Work to complete ▸ Nothing may be dropped or altered: reproduce all the data.

Dataset section ▸
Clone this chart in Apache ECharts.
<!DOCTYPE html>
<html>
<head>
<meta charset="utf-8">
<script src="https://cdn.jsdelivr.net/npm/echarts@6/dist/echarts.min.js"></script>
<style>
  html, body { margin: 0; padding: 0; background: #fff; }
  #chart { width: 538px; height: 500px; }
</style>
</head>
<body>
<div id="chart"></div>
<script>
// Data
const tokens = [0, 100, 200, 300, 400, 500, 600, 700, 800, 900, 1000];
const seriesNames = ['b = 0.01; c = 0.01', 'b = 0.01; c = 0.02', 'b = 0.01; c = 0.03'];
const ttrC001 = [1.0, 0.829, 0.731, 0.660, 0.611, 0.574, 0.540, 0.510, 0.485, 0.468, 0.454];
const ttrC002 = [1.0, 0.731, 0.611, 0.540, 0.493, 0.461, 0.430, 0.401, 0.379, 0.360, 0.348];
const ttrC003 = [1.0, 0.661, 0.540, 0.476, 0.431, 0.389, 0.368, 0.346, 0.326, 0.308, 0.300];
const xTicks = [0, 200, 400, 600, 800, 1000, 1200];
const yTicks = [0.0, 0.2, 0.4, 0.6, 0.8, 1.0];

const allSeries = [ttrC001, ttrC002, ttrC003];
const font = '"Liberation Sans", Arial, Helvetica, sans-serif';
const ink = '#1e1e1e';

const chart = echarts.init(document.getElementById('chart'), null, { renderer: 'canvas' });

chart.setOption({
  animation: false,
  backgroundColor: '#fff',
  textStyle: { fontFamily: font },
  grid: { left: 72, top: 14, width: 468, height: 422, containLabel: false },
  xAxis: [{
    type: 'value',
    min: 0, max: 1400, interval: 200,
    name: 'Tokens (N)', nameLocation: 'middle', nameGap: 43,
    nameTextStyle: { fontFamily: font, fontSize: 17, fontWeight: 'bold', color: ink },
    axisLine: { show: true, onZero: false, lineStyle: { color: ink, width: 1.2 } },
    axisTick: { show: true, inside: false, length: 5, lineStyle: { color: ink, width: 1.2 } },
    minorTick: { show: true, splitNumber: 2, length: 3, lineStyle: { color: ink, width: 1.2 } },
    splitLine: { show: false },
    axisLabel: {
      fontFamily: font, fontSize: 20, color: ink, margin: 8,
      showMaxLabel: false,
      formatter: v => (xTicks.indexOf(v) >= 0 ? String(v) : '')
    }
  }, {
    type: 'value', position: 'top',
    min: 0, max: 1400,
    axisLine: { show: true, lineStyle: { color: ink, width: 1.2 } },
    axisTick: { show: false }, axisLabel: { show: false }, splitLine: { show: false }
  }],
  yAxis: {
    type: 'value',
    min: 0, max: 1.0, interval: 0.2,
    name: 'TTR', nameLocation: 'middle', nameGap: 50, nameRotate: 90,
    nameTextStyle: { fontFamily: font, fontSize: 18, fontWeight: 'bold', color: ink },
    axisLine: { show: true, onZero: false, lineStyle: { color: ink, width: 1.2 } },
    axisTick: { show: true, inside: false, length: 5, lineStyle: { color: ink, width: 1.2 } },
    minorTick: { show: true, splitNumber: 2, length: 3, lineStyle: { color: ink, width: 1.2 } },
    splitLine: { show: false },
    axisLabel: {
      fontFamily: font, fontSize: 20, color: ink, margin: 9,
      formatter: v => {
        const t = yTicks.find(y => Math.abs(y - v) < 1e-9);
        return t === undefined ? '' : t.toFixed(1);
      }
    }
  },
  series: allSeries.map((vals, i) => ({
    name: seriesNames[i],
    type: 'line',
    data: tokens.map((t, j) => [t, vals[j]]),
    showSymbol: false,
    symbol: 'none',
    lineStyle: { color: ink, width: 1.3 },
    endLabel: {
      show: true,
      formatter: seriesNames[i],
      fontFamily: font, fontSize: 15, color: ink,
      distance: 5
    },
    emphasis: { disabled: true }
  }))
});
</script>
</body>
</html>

Answer to the exercise ▸
Clone this chart in Apache ECharts.
<!DOCTYPE html>
<html>
<head>
<meta charset="utf-8">
<script src="https://cdn.jsdelivr.net/npm/echarts@6/dist/echarts.min.js"></script>
<style>
  html, body { margin: 0; padding: 0; background: #fff; }
  #chart { width: 538px; height: 500px; }
</style>
</head>
<body>
<div id="chart"></div>
<script>
// Data
const tokens = [0, 100, 200, 300, 400, 500, 600, 700, 800, 900, 1000];
const seriesNames = ['b = 0.01; c = 0.01', 'b = 0.01; c = 0.02', 'b = 0.01; c = 0.03'];
const ttrC001 = [1.0, 0.829, 0.731, 0.660, 0.611, 0.574, 0.540, 0.510, 0.485, 0.468, 0.454];
const ttrC002 = [1.0, 0.731, 0.611, 0.540, 0.493, 0.461, 0.430, 0.401, 0.379, 0.360, 0.348];
const ttrC003 = [1.0, 0.661, 0.540, 0.476, 0.431, 0.389, 0.368, 0.346, 0.326, 0.308, 0.300];
const xTicks = [0, 200, 400, 600, 800, 1000, 1200];
const yTicks = [0.0, 0.2, 0.4, 0.6, 0.8, 1.0];

const allSeries = [ttrC001, ttrC002, ttrC003];
const font = '"Liberation Sans", Arial, Helvetica, sans-serif';
const ink = '#1e1e1e';

const chart = echarts.init(document.getElementById('chart'), null, { renderer: 'canvas' });

chart.setOption({
  animation: false,
  backgroundColor: '#fff',
  textStyle: { fontFamily: font },
  grid: { left: 72, top: 14, width: 468, height: 422, containLabel: false },
  xAxis: [{
    type: 'value',
    min: 0, max: 1400, interval: 200,
    name: 'Tokens (N)', nameLocation: 'middle', nameGap: 43,
    nameTextStyle: { fontFamily: font, fontSize: 17, fontWeight: 'bold', color: ink },
    axisLine: { show: true, onZero: false, lineStyle: { color: ink, width: 1.2 } },
    axisTick: { show: true, inside: false, length: 5, lineStyle: { color: ink, width: 1.2 } },
    minorTick: { show: true, splitNumber: 2, length: 3, lineStyle: { color: ink, width: 1.2 } },
    splitLine: { show: false },
    axisLabel: {
      fontFamily: font, fontSize: 20, color: ink, margin: 8,
      showMaxLabel: false,
      formatter: v => (xTicks.indexOf(v) >= 0 ? String(v) : '')
    }
  }, {
    type: 'value', position: 'top',
    min: 0, max: 1400,
    axisLine: { show: true, lineStyle: { color: ink, width: 1.2 } },
    axisTick: { show: false }, axisLabel: { show: false }, splitLine: { show: false }
  }],
  yAxis: {
    type: 'value',
    min: 0, max: 1.0, interval: 0.2,
    name: 'TTR', nameLocation: 'middle', nameGap: 50, nameRotate: 90,
    nameTextStyle: { fontFamily: font, fontSize: 18, fontWeight: 'bold', color: ink },
    axisLine: { show: true, onZero: false, lineStyle: { color: ink, width: 1.2 } },
    axisTick: { show: true, inside: false, length: 5, lineStyle: { color: ink, width: 1.2 } },
    minorTick: { show: true, splitNumber: 2, length: 3, lineStyle: { color: ink, width: 1.2 } },
    splitLine: { show: false },
    axisLabel: {
      fontFamily: font, fontSize: 20, color: ink, margin: 9,
      formatter: v => {
        const t = yTicks.find(y => Math.abs(y - v) < 1e-9);
        return t === undefined ? '' : t.toFixed(1);
      }
    }
  },
  series: allSeries.map((vals, i) => ({
    name: seriesNames[i],
    type: 'line',
    data: tokens.map((t, j) => [t, vals[j]]),
    showSymbol: false,
    symbol: 'none',
    lineStyle: { color: ink, width: 1.3 },
    endLabel: {
      show: true,
      formatter: seriesNames[i],
      fontFamily: font, fontSize: 15, color: ink,
      distance: 5
    },
    emphasis: { disabled: true }
  }))
});
</script>
</body>
</html>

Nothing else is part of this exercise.